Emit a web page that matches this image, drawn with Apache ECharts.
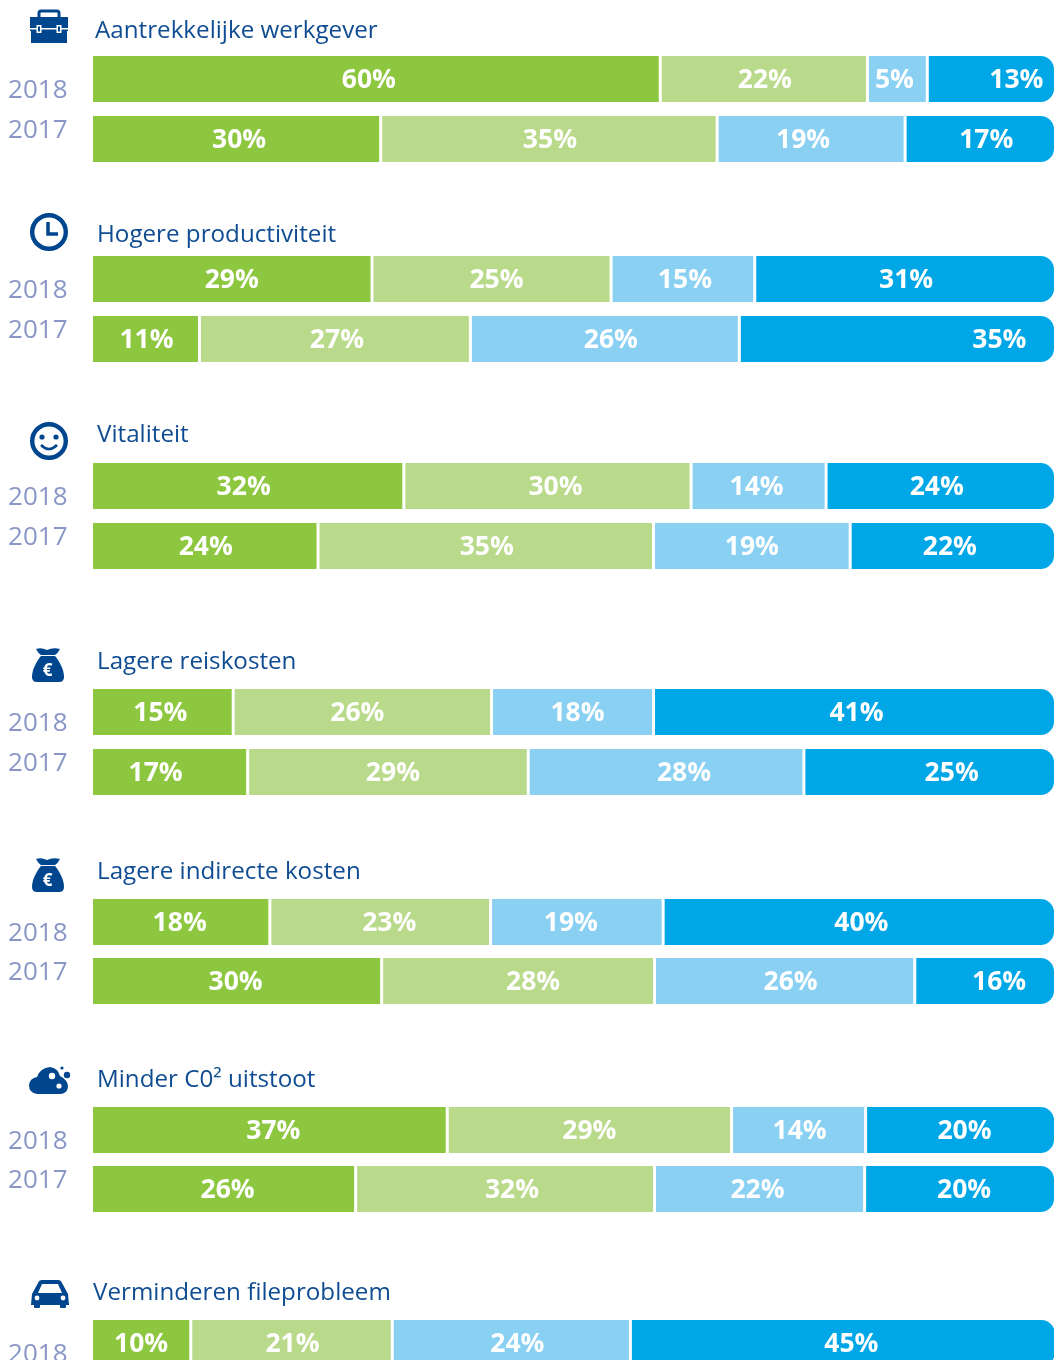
<!DOCTYPE html>
<html>
<head>
<meta charset="utf-8">
<script src="https://cdn.jsdelivr.net/npm/echarts@6/dist/echarts.min.js"></script>
<style>
    html, body { margin: 0; padding: 0; background: #fff; overflow: hidden; }
    /* the bars touch the right edge and the last block runs off the bottom, so the canvas is bigger than the window */
    #chart { width: 1100px; height: 1500px; }
</style>
</head>
<body>
<div id="chart"></div>
<script>
const themes = ['Aantrekkelijke werkgever', 'Hogere productiviteit', 'Vitaliteit', 'Lagere reiskosten',
    'Lagere indirecte kosten', 'Minder C0² uitstoot', 'Verminderen fileprobleem'];
const years = ['2018', '2017'];

// segment lengths as drawn in the picture (they differ a little from the printed percentages)
const shares2018 = [
    [59.0, 21.5, 6.2, 13.3],
    [29.1, 24.8, 14.9, 31.2],
    [32.4, 29.8, 14.0, 23.8],
    [14.7, 26.8, 16.8, 41.7],
    [18.5, 22.9, 17.9, 40.7],
    [36.9, 29.5, 13.9, 19.7],
    [10.3, 20.9, 24.7, 44.2]
];
const shares2017 = [
    [30.0, 34.9, 19.5, 15.6],
    [11.2, 28.1, 27.9, 32.8],
    [23.5, 34.8, 20.4, 21.3],
    [16.2, 29.1, 28.6, 26.1],
    [30.1, 28.3, 27.0, 14.6],
    [27.4, 31.0, 21.8, 19.8],
    []
];
// printed percentages
const printed2018 = [
    [60, 22, 5, 13],
    [29, 25, 15, 31],
    [32, 30, 14, 24],
    [15, 26, 18, 41],
    [18, 23, 19, 40],
    [37, 29, 14, 20],
    [10, 21, 24, 45]
];
const printed2017 = [
    [30, 35, 19, 17],
    [11, 27, 26, 35],
    [24, 35, 19, 22],
    [17, 29, 28, 25],
    [30, 28, 26, 16],
    [26, 32, 22, 20],
    []
];

const segmentColors = ['#8dc63f', '#b9da8a', '#89d0f3', '#00a7e7'];
const navy = '#00468e';

// layout per block: centre of the 2018 bar, distance between the bars, title centre and left
const barCentre = [79, 279, 486, 712, 922, 1130, 1343];
const barStep = [60, 60, 60, 60, 59, 59, 60];
const titleY = [29, 233, 433, 660, 870, 1078, 1291];
const titleX = [95, 97, 97, 97, 97, 97, 93];

// the printed labels are not centred in their segments, px to the right of the centre
const labelShift2018 = [
    [-7, 1, -3, 25],
    [0, 5, 2, 1],
    [-4, 8, -2, -4],
    [-2, -5, 5, 2],
    [-1, 9, -6, 2],
    [4, 0, 1, 4],
    [0, 1, 6, 8]
];
const labelShift2017 = [
    [3, 1, -8, 6],
    [1, 2, 6, 102],
    [1, 1, 0, -3],
    [-14, 5, 18, 22],
    [-1, 15, 6, 14],
    [4, 7, -2, 4],
    []
];

const grid = [], xAxis = [], yAxis = [], series = [], title = [];

themes.forEach((name, g) => {
    grid.push({
        left: 91.5,
        width: 964,
        top: barCentre[g] - barStep[g] / 2,
        height: barStep[g] * 2
    });
    xAxis.push({ gridIndex: g, type: 'value', min: 0, max: 100, show: false });
    yAxis.push({
        gridIndex: g,
        type: 'category',
        inverse: true,
        data: years,
        axisLine: { show: false },
        axisTick: { show: false },
        axisLabel: {
            margin: 24,
            // the year labels sit closer together than the bars
            formatter: v => v === '2018' ? '{down|' + v + '}' : '{up|' + v + '}',
            rich: {
                down: { fontFamily: 'Open Sans', fontSize: 26, color: '#8a96c6', padding: [24, 0, 0, 0] },
                up: { fontFamily: 'Open Sans', fontSize: 26, color: '#8a96c6', padding: [0, 0, 16, 0] }
            }
        }
    });
    title.push({
        text: name,
        left: titleX[g],
        top: titleY[g] - 16,
        padding: 0,
        textStyle: { fontFamily: 'Open Sans', fontSize: 24.2, fontWeight: 'normal', color: '#0f4c92', lineHeight: 36 }
    });
    segmentColors.forEach((color, s) => {
        const rows = [shares2018[g][s], shares2017[g][s]];
        series.push({
            type: 'bar',
            xAxisIndex: g,
            yAxisIndex: g,
            stack: 'block' + g,
            barWidth: 49,
            silent: true,
            itemStyle: {
                color: color,
                borderColor: '#fff',
                // the bar is inset by half the border on top of the stroke itself, so 1.5 gives a 3px gap
                borderWidth: 1.5,
                borderRadius: s === 3 ? [0, 14, 14, 0] : 0
            },
            label: {
                show: true,
                position: 'inside',
                fontFamily: 'Open Sans',
                fontSize: 26.5,
                fontWeight: 'bold',
                color: '#fff'
            },
            data: rows.map((v, y) => v === undefined ? null : {
                value: v,
                label: {
                    offset: [(y === 0 ? labelShift2018 : labelShift2017)[g][s], 1],
                    formatter: (y === 0 ? printed2018 : printed2017)[g][s] + '%'
                }
            })
        });
    });
});

// icons, only decoration. the graphic component has no plain path type, so register each outline
let shapeCount = 0;
const outline = (d, style) => {
    const shapeName = 'icon' + shapeCount++;
    echarts.graphic.registerShape(shapeName, echarts.graphic.extendPath(d, {}));
    return { type: shapeName, style };
};
const white = { fill: '#fff' };
const ico = { fill: navy };
const ring = (cx, cy, r) => ({ type: 'circle', shape: { cx, cy, r }, style: { fill: 'none', stroke: navy, lineWidth: 4.4 } });
const bag = dy => [
    outline(`M36 ${649 + dy} Q41 ${647 + dy} 47 ${650 + dy} Q53 ${647 + dy} 60 ${649 + dy} Q58 ${653 + dy} 55 ${655 + dy} L41 ${655 + dy} Q38 ${653 + dy} 36 ${649 + dy} Z`, ico),
    outline(`M41 ${656 + dy} L55 ${656 + dy} C60 ${662 + dy} 64 ${670 + dy} 64 ${677 + dy} Q64 ${682 + dy} 59 ${682 + dy} L37 ${682 + dy} Q32 ${682 + dy} 32 ${677 + dy} C32 ${670 + dy} 36 ${662 + dy} 41 ${656 + dy} Z`, ico),
    { type: 'text', x: 47.5, y: 671 + dy, style: { text: '€', fill: '#fff', font: 'bold 17px "Open Sans"', align: 'center', verticalAlign: 'middle' } }
];
const icons = [
    // briefcase
    outline('M39 17 L39 13 Q39 11 41 11 L57 11 Q59 11 59 13 L59 17', { fill: 'none', stroke: navy, lineWidth: 3 }),
    { type: 'rect', shape: { x: 30, y: 17, width: 38, height: 14 }, style: ico },
    { type: 'rect', shape: { x: 31, y: 31, width: 36, height: 12 }, style: ico },
    { type: 'rect', shape: { x: 30, y: 28, width: 38, height: 1.5 }, style: white },
    { type: 'rect', shape: { x: 36.5, y: 25, width: 5, height: 8 }, style: white },
    { type: 'rect', shape: { x: 56.5, y: 25, width: 5, height: 8 }, style: white },
    { type: 'rect', shape: { x: 38, y: 26.5, width: 2, height: 5 }, style: ico },
    { type: 'rect', shape: { x: 58, y: 26.5, width: 2, height: 5 }, style: ico },
    // clock
    ring(49, 232, 16.8),
    outline('M48 222 L48 234 L58 234', { fill: 'none', stroke: navy, lineWidth: 3.5 }),
    // smiley
    ring(49, 441, 16.8),
    { type: 'circle', shape: { cx: 42, cy: 437, r: 2.6 }, style: ico },
    { type: 'circle', shape: { cx: 56, cy: 437, r: 2.6 }, style: ico },
    outline('M41 445 Q49 453 57 445', { fill: 'none', stroke: navy, lineWidth: 2.5 }),
    // money bags
    ...bag(0),
    ...bag(210),
    // cloud
    outline('M37 1094 Q29 1093 29 1085 Q30 1078 37 1077 Q40 1068 50 1067 Q58 1068 60 1076 Q68 1080 68 1087 Q67 1094 60 1094 Z', ico),
    { type: 'circle', shape: { cx: 52, cy: 1076, r: 3.2 }, style: white },
    { type: 'circle', shape: { cx: 59, cy: 1086, r: 2.6 }, style: white },
    { type: 'circle', shape: { cx: 67, cy: 1075, r: 3.2 }, style: ico },
    { type: 'circle', shape: { cx: 62, cy: 1068, r: 1.6 }, style: ico },
    // car
    outline('M32 1294 L38 1283 Q39 1280 42 1280 L58 1280 Q61 1280 62 1283 L68 1294 L69 1305 L31 1305 Z', ico),
    outline('M38 1293 L42 1284 L58 1284 L62 1293 Z', white),
    { type: 'rect', shape: { x: 34, y: 1304, width: 6, height: 4, r: 1 }, style: ico },
    { type: 'rect', shape: { x: 60, y: 1304, width: 6, height: 4, r: 1 }, style: ico },
    { type: 'circle', shape: { cx: 37, cy: 1298, r: 2.4 }, style: white },
    { type: 'circle', shape: { cx: 63, cy: 1298, r: 2.4 }, style: white }
];

const myChart = echarts.init(document.getElementById('chart'), null, { renderer: 'canvas' });
myChart.setOption({
    animation: false,
    backgroundColor: '#fff',
    title,
    grid,
    xAxis,
    yAxis,
    series,
    graphic: { elements: icons }
});
</script>
</body>
</html>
▬▬▬
▶ _Aim_
Count every line above that holds the word "drawn", and state the number and nothing more.

▶ _Answer to the problem_
2